A sign above the door in Whitehorse 105 reads "Maximum Occupancy 85" but whoever set up for the Holocaust Survivor Forum must have known better.

The 108 chairs set out were not enough to seat all of the students and community members who came to the forum. Those without a seat stood instead. The speaker, Susie Sherman, appeared petite in stature, but the gravity of what she had to say is what drew such a crowd to Everett Community College last Wednesday.

Sherman's story began in Czechoslovakia, where her family established in the 1700s. She explained that Czechoslovakia was a place where "if you worked hard, you could do well," and her family had done just that.
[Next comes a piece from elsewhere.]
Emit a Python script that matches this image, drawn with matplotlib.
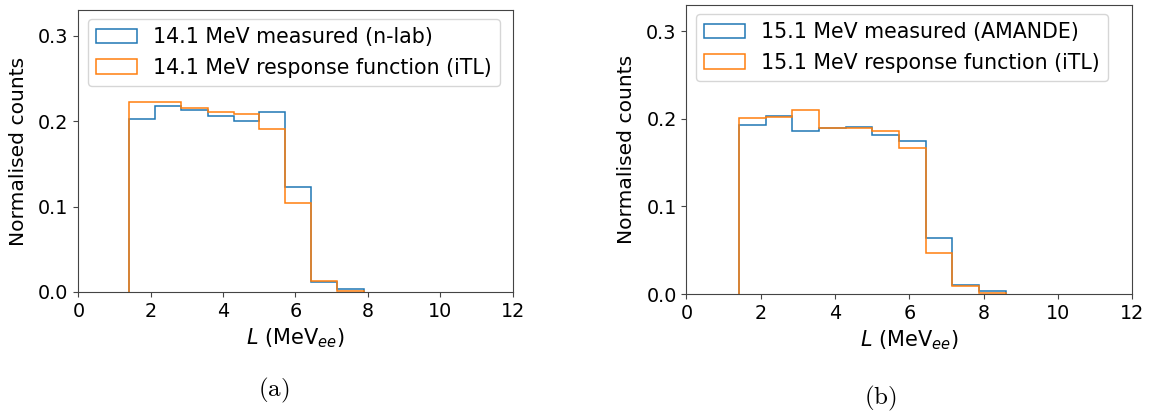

They owned an automobile garage and a general store in town, and "thought they were safe and, most importantly, assimilated" within their community of Jews and non-Jews in Czechoslovakia.

"They thought this was their home," said Sherman of her relatives.

In 1938, Germany's leaders, including Hitler, met in Munich with their European allies who asked for "peace in [their] time" in the aftermath of WWI. Hitler agreed to this, were he to get the western-third of Czechoslovakia-Sudetenland-where Sherman and her family lived. However, soon, he would want much more than that.

Sherman describes her family's survival as a miraculous case of recurring luck. When the Nazis marched into their town, her parents Emmy and Rudi Rindler fled with only Susie, her older sister, and the jewelry sewn into their mother's coat.

Through multiple narrow-escapes with the Nazis, the Rindlers fled from Sudetenland to Prague to Holland to England, finally arriving in America thanks to an old friend who sponsored them.

The four Rindlers were safe, but all of their relatives, except for one uncle, died in concentration camps.

One woman in attendance brought her school-aged son along. This being their sixth lecture, she said the first-hand accounts are something "the history books never talk about.It gives a whole new perspective on the war and what the people went through." These stories are what she brings her son to hear.

Sherman hopes, on a global level, that through her story others realize that they "have the power.to work towards a world where all are treated with the respect each of us deserves." .a world that will not allow another Holocaust to happen.

Susie Sherman's presentation was the second in a series of four. The next two will be Wednesdays May 13 and 27, both at noon in Whitehorse 105.